October 5, 2007

Charitable trust provides families with educational options

By Sean Gallagher

When a new academic year started in August, many students attending Catholic schools in Marion County did so because of the scholarships they received from the CHOICE Charitable Trust.

CHOICE, which stands for “Creating Hope and Opportunity in Children’s Education,” was founded in 1991.

It awards need-based scholarships to families living in Marion County who want to send their children to private schools in kindergarten through eighth grade, but find it financially difficult to do so.

Currently, CHOICE awards ­approximately 800 scholarships annually.

In the 2006-07 academic year, 476 students attending 22 Catholic schools in Marion County received more than $583,000 in CHOICE scholarships.

Overall, since 1991, more than

60 percent of CHOICE’s scholarships have been awarded to students attending Catholic schools.

Robert Hoy, executive director of CHOICE, said his organization would like to award scholarships to families ­throughout the state, but can only award grants according to the charitable ­contributions available to it.

“We can’t meet [all] the funding desires right now,” said Hoy, who is a ­member of St. Jude Parish in Indianapolis.

Hoy said that there were 100 families in Marion County last year who applied for scholarships, but did not receive them due to lack of funding.

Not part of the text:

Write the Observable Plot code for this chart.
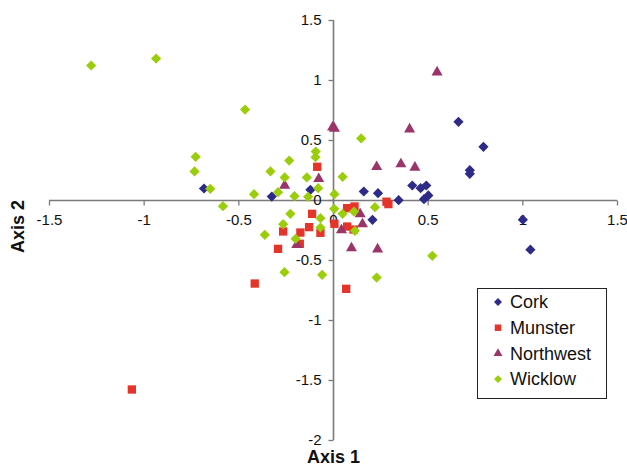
<!DOCTYPE html>
<html>
<head>
<meta charset="utf-8">
<script src="https://cdn.jsdelivr.net/npm/d3@7"></script>
<script src="https://cdn.jsdelivr.net/npm/@observablehq/plot@0.6"></script>
<style>
  html, body { margin: 0; padding: 0; background: #fff; }
  #wrap { position: relative; width: 627px; height: 467px; font-family: "Liberation Sans", Arial, sans-serif; }
  #legend { position: absolute; left: 0; top: 0; pointer-events: none; }
</style>
</head>
<body>
<div id="wrap"></div>
<script>
// ---- data (Axis 1, Axis 2) ----
const cork = [
  [-0.684, 0.100], [-0.326, 0.033], [-0.122, 0.089], [0.660, 0.656], [0.792, 0.447],
  [0.720, 0.253], [0.720, 0.222], [0.416, 0.125], [0.460, 0.103], [0.490, 0.125],
  [0.160, 0.075], [0.235, 0.061], [0.344, 0.003], [0.478, 0.011], [0.501, 0.042],
  [0.206, -0.161], [1.000, -0.160], [1.040, -0.410]
];
const munster = [
  [-0.086, 0.281], [-0.113, -0.111], [-0.129, -0.222], [-0.175, -0.267], [-0.266, -0.258],
  [-0.178, -0.361], [-0.293, -0.403], [-0.416, -0.692], [-1.065, -1.575], [0.005, -0.194],
  [-0.069, -0.269], [0.072, -0.064], [0.111, -0.050], [0.280, -0.010], [0.290, -0.030],
  [0.072, -0.217], [0.106, -0.242], [0.067, -0.736]
];
const northwest = [
  [0.547, 1.069], [-0.005, 0.610], [0.005, 0.600], [0.402, 0.594], [0.356, 0.303],
  [0.228, 0.281], [0.430, 0.275], [-0.078, 0.181], [-0.258, 0.125], [0.141, -0.114],
  [0.153, -0.197], [0.042, -0.247], [0.095, -0.397], [0.233, -0.406], [-0.194, -0.369]
];
const wicklow = [
  [-1.280, 1.125], [-0.937, 1.183], [-0.467, 0.758], [-0.728, 0.364], [-0.734, 0.242],
  [-0.651, 0.097], [-0.584, -0.047], [-0.420, 0.053], [-0.333, 0.242], [-0.234, 0.333],
  [-0.258, 0.192], [-0.293, 0.069], [-0.206, 0.036], [-0.141, 0.192], [-0.134, 0.031],
  [-0.094, 0.408], [-0.095, 0.361], [-0.081, 0.103], [0.005, 0.053], [0.048, 0.197],
  [0.146, 0.517], [-0.228, -0.111], [-0.266, -0.197], [-0.363, -0.286], [-0.200, -0.319],
  [0.004, -0.069], [-0.069, -0.147], [-0.069, -0.225], [-0.259, -0.597], [-0.060, -0.619],
  [0.048, -0.111], [0.108, -0.092], [0.219, -0.056], [0.113, -0.253], [0.522, -0.461],
  [0.228, -0.642]
];
const seriesNames = ["Cork", "Munster", "Northwest", "Wicklow"];
const xTicks = [-1.5, -1, -0.5, 0, 0.5, 1, 1.5];
const yTicks = [1.5, 1, 0.5, 0, -0.5, -1, -1.5, -2];
const xTitle = "Axis 1";
const yTitle = "Axis 2";

// ---- styles ----
const colors = {Cork: "#2e2a88", Munster: "#e5352a", Northwest: "#9b3468", Wicklow: "#9acd0a"};
const symbols = {Cork: "diamond2", Munster: "square", Northwest: "triangle", Wicklow: "diamond2"};
const radii = {Cork: 4.6, Munster: 4.7, Northwest: 4.1, Wicklow: 4.6};
const seriesData = {Cork: cork, Munster: munster, Northwest: northwest, Wicklow: wicklow};

const axisColor = "#7a7a7a";
const tickDown = {draw(ctx) { ctx.moveTo(0, 0); ctx.lineTo(0, 5); }};
const tickLeft = {draw(ctx) { ctx.moveTo(0, 0); ctx.lineTo(-5, 0); }};
const fmt = (d) => String(d);

const chart = Plot.plot({
  width: 627,
  height: 467,
  marginLeft: 49,
  marginRight: 10,
  marginTop: 20,
  marginBottom: 27,
  x: {domain: [-1.5, 1.5], axis: null},
  y: {domain: [-2, 1.5], axis: null},
  style: {fontFamily: "'Liberation Sans', Arial, sans-serif", fontSize: "15px", background: "#fff", color: "#111"},
  marks: [
    Plot.ruleY([0], {stroke: axisColor, strokeWidth: 1.6}),
    Plot.ruleX([0], {stroke: axisColor, strokeWidth: 1.6}),
    Plot.dot(xTicks, {x: (d) => d, y: 0, symbol: tickDown, stroke: axisColor, fill: "none", strokeWidth: 1.3}),
    Plot.dot(yTicks, {x: 0, y: (d) => d, symbol: tickLeft, stroke: axisColor, fill: "none", strokeWidth: 1.3}),
    Plot.text(xTicks, {x: (d) => d, y: 0, text: fmt, dy: 20, textAnchor: "middle", lineAnchor: "middle", fill: "#111", fontSize: 15}),
    Plot.text(yTicks, {x: 0, y: (d) => d, text: fmt, dx: -12, textAnchor: "end", lineAnchor: "middle", fill: "#111", fontSize: 15}),
    ...seriesNames.map((name) =>
      Plot.dot(seriesData[name], {
        x: (d) => d[0],
        y: (d) => d[1],
        symbol: symbols[name],
        r: radii[name],
        fill: colors[name],
        stroke: "none"
      })
    ),
    Plot.text([xTitle], {frameAnchor: "bottom", dy: 17, textAnchor: "middle", lineAnchor: "middle", fontWeight: "bold", fontSize: 18, fill: "#111"}),
    Plot.text([yTitle], {frameAnchor: "left", dx: -31, dy: -4, rotate: -90, textAnchor: "middle", lineAnchor: "middle", fontWeight: "bold", fontSize: 18, fill: "#111"})
  ]
});

const wrap = document.getElementById("wrap");
wrap.appendChild(chart);

// ---- legend overlay ----
const leg = d3.select(wrap).append("svg")
  .attr("id", "legend")
  .attr("width", 627).attr("height", 467);
leg.append("rect")
  .attr("x", 477.5).attr("y", 288.5).attr("width", 129).attr("height", 110)
  .attr("fill", "#fff").attr("stroke", "#222").attr("stroke-width", 1);
const legSym = {diamond2: d3.symbolDiamond2, square: d3.symbolSquare, triangle: d3.symbolTriangle};
const legSize = {Cork: 40, Munster: 42, Northwest: 34, Wicklow: 40};
seriesNames.forEach((name, i) => {
  const cy = 302 + i * 25.7;
  leg.append("path")
    .attr("transform", `translate(498,${cy})`)
    .attr("d", d3.symbol(legSym[symbols[name]], legSize[name])())
    .attr("fill", colors[name]);
  leg.append("text")
    .attr("x", 510).attr("y", cy)
    .attr("dy", "0.35em")
    .attr("font-family", "'Liberation Sans', Arial, sans-serif")
    .attr("font-size", 18)
    .attr("fill", "#111")
    .text(name);
});
</script>
</body>
</html>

One way that CHOICE has worked in 2007 to increase educational options for Hoosier families was in its advocacy for a state tax credit for those who make contributions to private ­scholarship granting organizations like CHOICE.

The proposed tax credit almost made it into the state budget.

“It would have been tremendous,” Hoy said. “And it made it to the 11th hour and then it was put out of the budget—on the last day, actually.”

According to Fred Klipsch, a member of CHOICE’s board of directors, the tax credit’s impact could have been ­tremendous.

“Instead of having just [800] children in central Indiana getting to go to private schools, that would have provided ­potentially enough for 5,000 children at a total cost of $3,000 [each] to go to private schools,” said Klipsch, a member of Our Lady of Mount Carmel Parish in Carmel, Ind., in the Lafayette Diocese.

Despite the failure in getting the tax credit passed and signed into law, CHOICE is forging on to help as many families as it can.

Many of those families end up enrolling their children at the Mother Theodore Catholic Academies.

The academies are Central Catholic School, Holy Angels School, Holy Cross Central School, St. Andrew & St. Rita Catholic Academy, St. Anthony School and St. Philip Neri School, all in Indianapolis.

Connie Zittnan, director of the ­academies, said that CHOICE scholarships help stabilize the enrollment in the schools.

“A stabilized enrollment is a huge factor with regard to total school improvement and school-wide success,” Zittnan said. “The longer we have our children, the ­better they become academically.

“When you can work with the same child year after year, we’re able to move that child academically further than if we continually get new children in because you’re always working with the new child at various academic levels.”

CHOICE has recognized the advantage that staying in a private school for many years can provide to children, and has ­chosen to increase the size of their ­scholarships the longer that a student stays at a particular school.

Currently, students are initially awarded half scholarships up to $1,200 per year. Students who remain in a school for four to six years can see their scholarship increase to as much as $1,400 annually. That amount can increase to $1,600 per year if a student is in a school for seven years or more.

Annette “Mickey” Lentz, archdiocesan executive director for Catholic education and faith formation, has been active in Catholic schools in the archdiocese for more than 40 years and appreciates the support the archdiocese receives from CHOICE.

“Working with the CHOICE board has inspired us to be the very best we can be in our urban schools,” she said. “This is not always an easy task, but the support and the expectation for greatness have ­encouraged us to move forward.”

Hoy would like to see those ­opportunities expand both to students in high school and to all students statewide.

“It just takes more funding,” he said. “… We will continue to work legislatively to do whatever we can through scholarship tax credits—whatever it has to be—to ­continue to provide families, especially the underserved, options in education.”